A reader writes:
I think Brad Smith is a bit late to the party. Expert IR wonks and their clients – diplomats, policy makers, NGOs – already do things that are pretty much the same as LARPing. They're called scenario games (or scenario exercises, if you don't want them to sound like fun). Imagine a high school model UN with adult participants and some squints in the background collecting data. They're very popular and actually quite useful in conflict prevention and management, and I will agree with Smith that they are a tool that merits further use and study – possibly with the inclusion of foam swords and capes made out of blankets.
As a graduate of Georgetown's School of Foreign Service, as well as an avid gamer, I can tell you: there are quite a few State Department employees who've been doing that sort of thing for years.

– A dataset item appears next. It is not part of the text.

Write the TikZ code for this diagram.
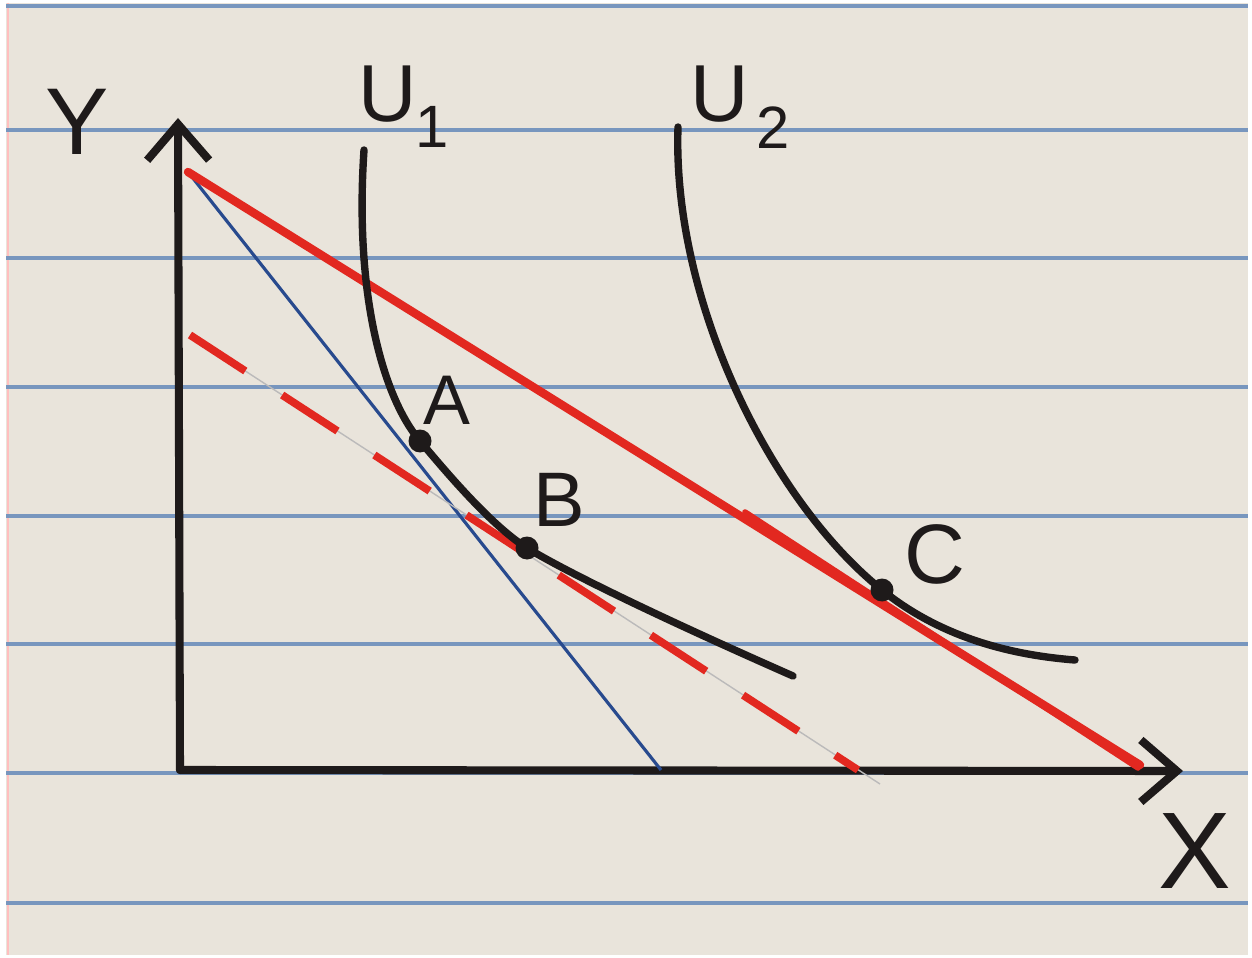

Maybe not LARPing specifically, but SFS was full of strategy and other gaming nuts that played Diplomacy, 1776, Risk – even good old-fashioned Dungeons & Dragons, for the people more interested in inter-group dynamics. Those kinds of games had a real intellectual appeal to the sort of person who studied foreign policy. You also had the benefit of a bunch of type-A personalities who were actually capable of playing an entire game of Risk start to finish, whether or not a term paper was due the next day.
Some fun facts about Diplomacy, introduced in the above video:
In its catalog, Avalon Hill advertised Diplomacy as John F. Kennedy's and Henry Kissinger's favorite game. Kissinger described it as his favorite in an interview published in a games magazine. American broadcast journalist Walter Cronkite was also reported to be a fan of the game.